Your instructions
Gather all lines containing the string "size" and copy them out.

### Data block

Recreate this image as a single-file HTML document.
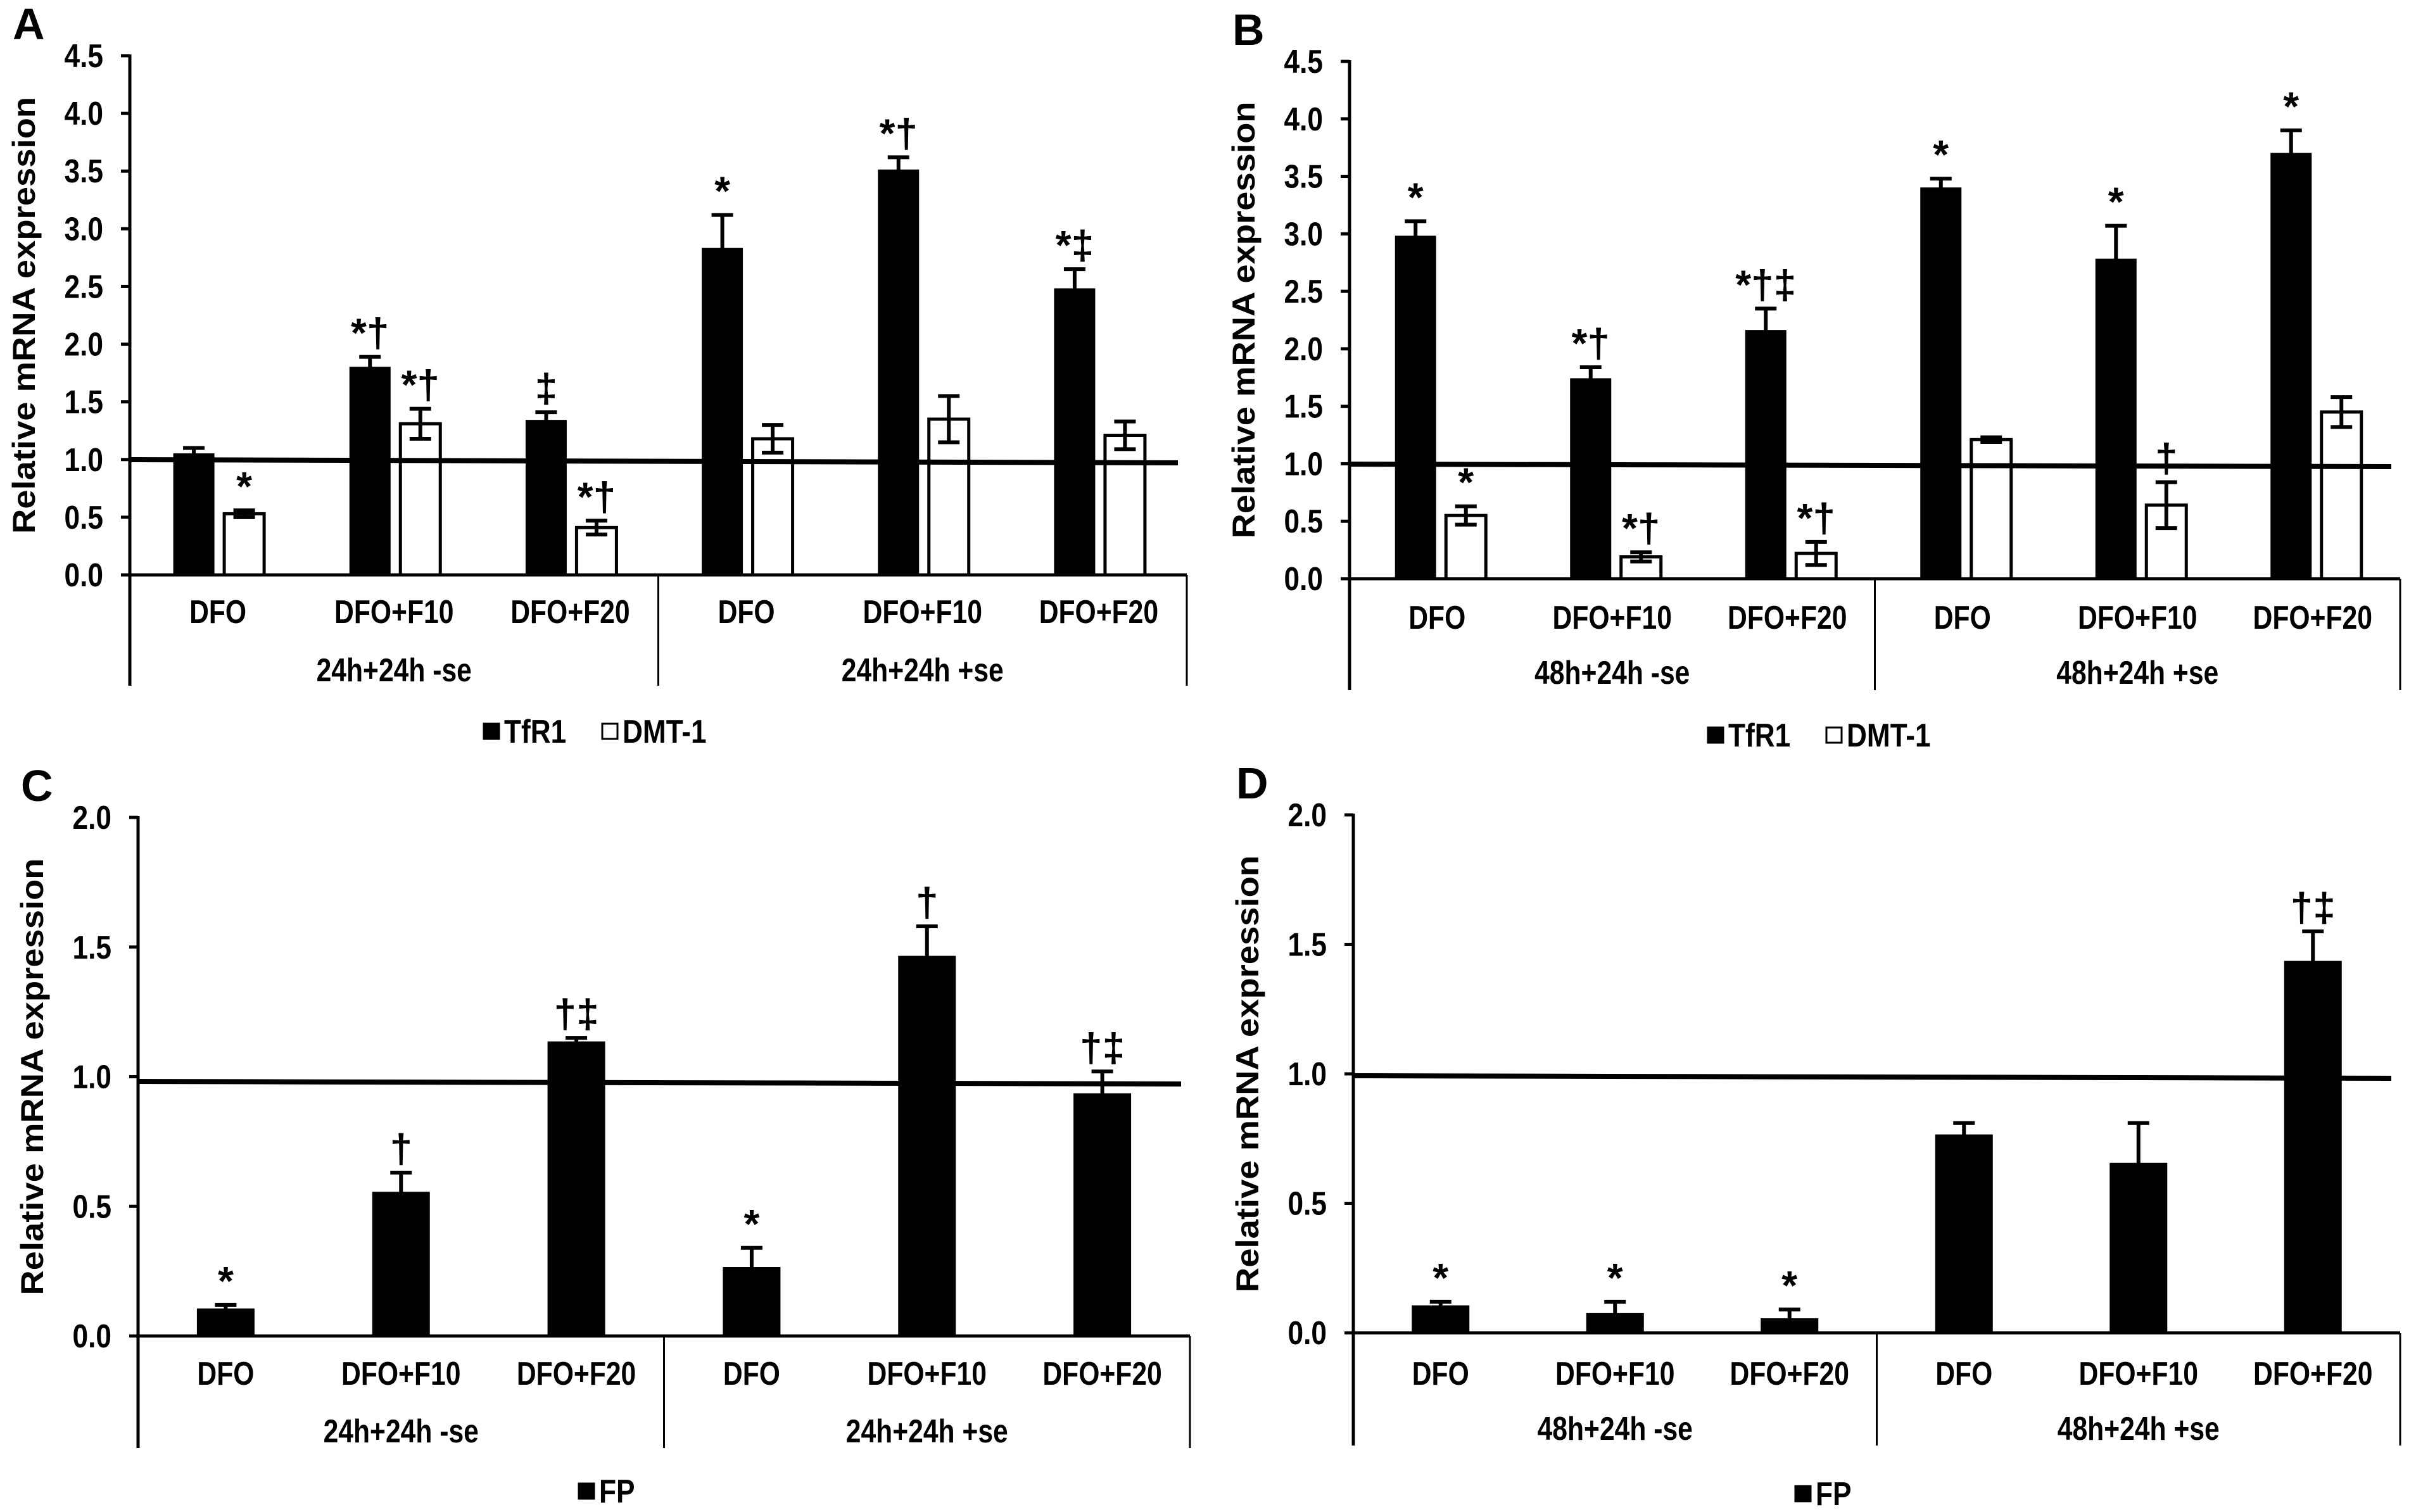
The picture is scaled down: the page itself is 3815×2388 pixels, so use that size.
<!DOCTYPE html>
<html><head><meta charset="utf-8"><style>
html,body{margin:0;padding:0;background:#fff}
svg{display:block}
text{font-family:"Liberation Sans Narrow","Liberation Sans",Arial,sans-serif;font-weight:bold;fill:#000}
.t{font-family:"Liberation Sans",Arial,sans-serif}
</style></head><body>
<svg id="fig" width="3815" height="2388" viewBox="0 0 3815 2388" xmlns="http://www.w3.org/2000/svg"></svg>
<script>
const categories = ["DFO","DFO+F10","DFO+F20","DFO","DFO+F10","DFO+F20"];
const groupsAC = ["24h+24h -se","24h+24h +se"];
const groupsBD = ["48h+24h -se","48h+24h +se"];
const ticksAB = [0,0.5,1,1.5,2,2.5,3,3.5,4,4.5];
const ticksCD = [0,0.5,1,1.5,2];
const aTfR1 = [1.04,1.79,1.33,2.82,3.50,2.47];
const aTfR1Err = [0.06,0.10,0.08,0.30,0.12,0.18];
const aDMT1 = [0.53,1.31,0.41,1.18,1.35,1.21];
const aDMT1Err = [0.03,0.13,0.06,0.12,0.20,0.12];
const aTfR1Sig = ["","*†","‡","*","*†","*‡"];
const aDMT1Sig = ["*","*†","*†","","",""];
const bTfR1 = [2.97,1.73,2.15,3.39,2.77,3.69];
const bTfR1Err = [0.14,0.11,0.20,0.09,0.30,0.21];
const bDMT1 = [0.55,0.19,0.22,1.21,0.64,1.45];
const bDMT1Err = [0.08,0.04,0.10,0.02,0.20,0.13];
const bTfR1Sig = ["*","*†","*†‡","*","*","*"];
const bDMT1Sig = ["*","*†","*†","","†",""];
const cFP = [0.10,0.55,1.13,0.26,1.46,0.93];
const cFPErr = [0.02,0.08,0.02,0.08,0.12,0.09];
const cFPSig = ["*","†","†‡","*","†","†‡"];
const dFP = [0.10,0.07,0.05,0.76,0.65,1.43];
const dFPErr = [0.02,0.05,0.04,0.05,0.16,0.12];
const dFPSig = ["*","*","*","","","†‡"];

const NS="http://www.w3.org/2000/svg";
const svg=document.getElementById('fig');
function mk(tag,attrs,parent,txt){const e=document.createElementNS(NS,tag);for(const k in attrs)e.setAttribute(k,attrs[k]);if(txt!==undefined)e.textContent=txt;(parent||svg).appendChild(e);return e;}
function narrow(t,f){try{const w=t.getComputedTextLength();if(w>0){t.setAttribute('textLength',(w*f).toFixed(1));t.setAttribute('lengthAdjust','spacingAndGlyphs');}}catch(e){}}

function panel(cfg){
  const g=mk('g',{});
  
  
  const x0=cfg.x0,x1=cfg.x1,y0=cfg.y0,yTop=cfg.yTop,max=cfg.ticks[cfg.ticks.length-1];
  const y=v=>y0-(y0-yTop)*v/max;
  const cw=(x1-x0)/categories.length;
  const cx=i=>x0+cw*(i+0.5);
  const L=mk('text',{x:cfg.x0-185,y:yTop-26,'font-size':70,class:'t'},g,cfg.letter);
  
  
  const yt=mk('text',{x:0,y:0,'font-size':50,class:'t','text-anchor':'middle',transform:`translate(${x0-150},${(y0+yTop)/2}) rotate(-90)`,textLength:690,lengthAdjust:'spacingAndGlyphs'},g,'Relative mRNA expression');
  
  
  cfg.ticks.forEach(t=>{
    const tl=mk('line',{x1:x0-14,x2:x0,y1:y(t),y2:y(t),stroke:'#000','stroke-width':5},g);
    
    
    const tx=mk('text',{x:x0-42,y:y(t)+18,'font-size':52,'text-anchor':'end'},g,t.toFixed(1));
    
    
    narrow(tx,0.85);
  });
  const ya=mk('line',{x1:x0,x2:x0,y1:yTop-2,y2:cfg.boxB,stroke:'#000','stroke-width':5},g);
  
  
  const xa=mk('line',{x1:x0,x2:x1,y1:y0,y2:y0,stroke:'#000','stroke-width':5},g);
  
  
  [x0+cw*3,x1].forEach(xx=>{
    const s=mk('line',{x1:xx,x2:xx,y1:y0,y2:cfg.boxB,stroke:'#000','stroke-width':3},g);
    
    
  });
  categories.forEach((c,i)=>{
    const t=mk('text',{x:cx(i),y:cfg.catY+18,'font-size':52,'text-anchor':'middle'},g,c);
    
    
    narrow(t,0.82);
  });
  cfg.groups.forEach((gl,i)=>{
    const t=mk('text',{x:x0+cw*3*(i+0.5),y:cfg.grpY+18,'font-size':52,'text-anchor':'middle'},g,gl);
    
    
    narrow(t,0.82);
  });
  cfg.series.forEach(s=>{
    s.vals.forEach((v,i)=>{
      const bx=cx(i)+s.off, top=y(v);
      const r=mk('rect',{x:bx,y:top,width:s.w,height:y0-top,fill:s.fill,stroke:'#000','stroke-width':5},g);
      
      
      const mx=bx+s.w/2, et=y(v+s.err[i]), eb=s.both?y(v-s.err[i]):top;
      const el=mk('path',{d:`M${mx},${eb}V${et}M${mx-17},${et}H${mx+17}`+(s.both?`M${mx-17},${eb}H${mx+17}`:''),stroke:'#000','stroke-width':6,fill:'none'},g);
      
      
      if(s.sig[i]){
        const st=mk('text',{x:mx,y:et-16,'font-size':64,'text-anchor':'middle',class:'t'},g,s.sig[i]);
        
        
      }
    });
  });
  const rl=mk('line',{x1:x0,x2:x1-14,y1:cfg.refL,y2:cfg.refR,stroke:'#000','stroke-width':8},g);
  
  
  const lg=mk('g',{},g);
  
  
  let lx=cfg.legX;
  cfg.legend.forEach(e=>{
    const sq=mk('rect',{x:lx,y:cfg.legY-12,width:24,height:24,fill:e.fill,stroke:'#000','stroke-width':3},lg);
    
    
    const lt=mk('text',{x:lx+32,y:cfg.legY+18,'font-size':52},lg,e.label);
    
    
    narrow(lt,0.85);
    lx+=e.step;
  });
}
panel({letter:'A',x0:205,x1:1874,y0:908,yTop:88,boxB:1083,catY:966,grpY:1058,refL:726,refR:731,ticks:ticksAB,groups:groupsAC,
  series:[{name:'tfr1',vals:aTfR1,err:aTfR1Err,sig:aTfR1Sig,off:-68,w:60,fill:'#000',both:false},
          {name:'dmt1',vals:aDMT1,err:aDMT1Err,sig:aDMT1Sig,off:10,w:63,fill:'#fff',both:true}],
  legX:764,legY:1155,legend:[{fill:'#000',label:'TfR1',step:187},{fill:'#fff',label:'DMT-1',step:0}]});
panel({letter:'B',x0:2131,x1:3790,y0:914,yTop:97,boxB:1090,catY:975,grpY:1062,refL:733,refR:737,ticks:ticksAB,groups:groupsBD,
  series:[{name:'tfr1',vals:bTfR1,err:bTfR1Err,sig:bTfR1Sig,off:-64,w:60,fill:'#000',both:false},
          {name:'dmt1',vals:bDMT1,err:bDMT1Err,sig:bDMT1Sig,off:14,w:63,fill:'#fff',both:true}],
  legX:2697,legY:1161,legend:[{fill:'#000',label:'TfR1',step:187},{fill:'#fff',label:'DMT-1',step:0}]});
panel({letter:'C',x0:218,x1:1879,y0:2110,yTop:1291,boxB:2287,catY:2169,grpY:2260,refL:1708,refR:1712,ticks:ticksCD,groups:groupsAC,
  series:[{name:'fp',vals:cFP,err:cFPErr,sig:cFPSig,off:-43,w:86,fill:'#000',both:false}],
  legX:914,legY:2355,legend:[{fill:'#000',label:'FP',step:0}]});
panel({letter:'D',x0:2137,x1:3790,y0:2105,yTop:1287,boxB:2283,catY:2169,grpY:2256,refL:1699,refR:1703,ticks:ticksCD,groups:groupsBD,
  series:[{name:'fp',vals:dFP,err:dFPErr,sig:dFPSig,off:-43,w:86,fill:'#000',both:false}],
  legX:2835,legY:2359,legend:[{fill:'#000',label:'FP',step:0}]});
</script>
</body></html>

######

Result
The picture is scaled down: the page itself is 3815×2388 pixels, so use that size.
  const L=mk('text',{x:cfg.x0-185,y:yTop-26,'font-size':70,class:'t'},g,cfg.letter);
  const yt=mk('text',{x:0,y:0,'font-size':50,class:'t','text-anchor':'middle',transform:`translate(${x0-150},${(y0+yTop)/2}) rotate(-90)`,textLength:690,lengthAdjust:'spacingAndGlyphs'},g,'Relative mRNA expression');
    const tx=mk('text',{x:x0-42,y:y(t)+18,'font-size':52,'text-anchor':'end'},g,t.toFixed(1));
    const t=mk('text',{x:cx(i),y:cfg.catY+18,'font-size':52,'text-anchor':'middle'},g,c);
    const t=mk('text',{x:x0+cw*3*(i+0.5),y:cfg.grpY+18,'font-size':52,'text-anchor':'middle'},g,gl);
        const st=mk('text',{x:mx,y:et-16,'font-size':64,'text-anchor':'middle',class:'t'},g,s.sig[i]);
    const lt=mk('text',{x:lx+32,y:cfg.legY+18,'font-size':52},lg,e.label);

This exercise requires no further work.